L'osteria

Per noi un sogno diventato realtà: un’osteria dove si riscoprono I sapori tradizionali, quelli di un tempo.

La cucina della tradizione è in costante dialogo con il presente; essa rappresenta la Colonna portante su cui sperimentare, interpretare, personalizzare.

Tradizione è profonda cultura e conoscenza del proprio territorio e quindi delle proprie radici.

La ricerca costante in questi anni è sempre stata ispirata al recupero della tradizione orale delle ricette, più antiche, mai codificate per iscritto perché patrimonio tramandato di generazione in generazione senza bisogno di codici, ma proprio per questo fragile al trascorrere del tempo.

I Nostri Piatti

Tanto per cominciare “i nostri piatti“ non sono nostri ma appartengono alla tradizione gastronomica e alla cultura delle genti di questa porzione di Romagna, un tempo non lontano ancora Toscana.
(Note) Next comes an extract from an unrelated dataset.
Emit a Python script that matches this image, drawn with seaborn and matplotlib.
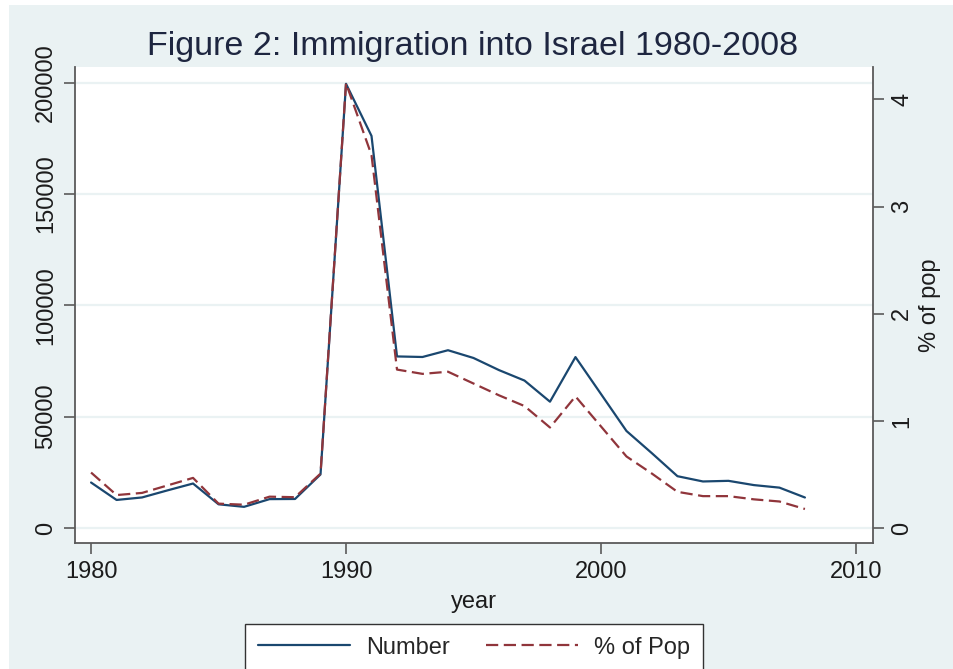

Ai piedi del Parco nazionale delle Foreste Casentinesi Campigna Monte Falterona, in questo territorio di montagna, la piadina romagnola, quella cotta sul testo di terracotta non faceva parte del menu quotidiano delle “arzdore”.

Qui la faceva da padrone il tortello cotto sulla lastra; non vi era famiglia che non possedesse una lastra di pietra arenaria, temprata, perennemente adagiata sulla brace del focolare, pronta a fare il proprio dovere. La penuria di farina di grano tenero e la copiosità di castagneti del crinale appenninico ha fatto si che le castagne e la farina medesima impazzassero in molti piatti della nostra cucina tradizionale: dalla minestra di castagne alle tagliatelle impastate con poca farina di grano tenero e molta farina di castagne, dal castagnaccio alle castagne sotto “guazza“ e via dicendo.

Le erbe spontanee a costo zero davano una buona mano alle massaie nel periodo primaverile; sapientemente raccolte divenivano ripieno per i tortelli , piuttosto che profumate frittate, protagoniste di saporite zuppe.

Qui si mangiavano dai fiori di acacia agli “stridoli”, dalle punte di vitalba al crespigno spinoso, dalle “rosolacce” ( la pianta del papavero non ancora a fiore) alle tenere ortiche. E’ arduo elencare tutti i piatti che compongono il nostro menu che varia con il variare delle stagioni, riappropriandosi dei tempi scanditi dalla natura e, soprattutto le parole non possono per nulla supplire al profumo dei funghi prugnoli sulle tagliatelle fumanti o al cavolo nero che in inverno sobbolle pazientemente insieme al pane secco nella ribollita di matrice toscana.

E già, il pane grande protagonista della cucina dei poveri, simbolo cristiano e per questo mai sprecato ma sempre riutilizzato. Pane secco, bagnato, strizzato e poi condito con l’aceto di vino nella panzanella, cotto con il pomodoro maturo in estate nella pappa al pomodoro tanto cara a Gianburrasca, sposato con le uova nei passatelli, il piatto della Pasqua, quando le galline , dopo la pausa del gelido inverno ricominciavano generosamente la produzione di uova. Un pane che diventa quindi companatico . Qui il pane è “sciocco”, cioè senza sale e chi ce l’aveva il sale... i Papi ma noi eravamo nella Romagna Toscana.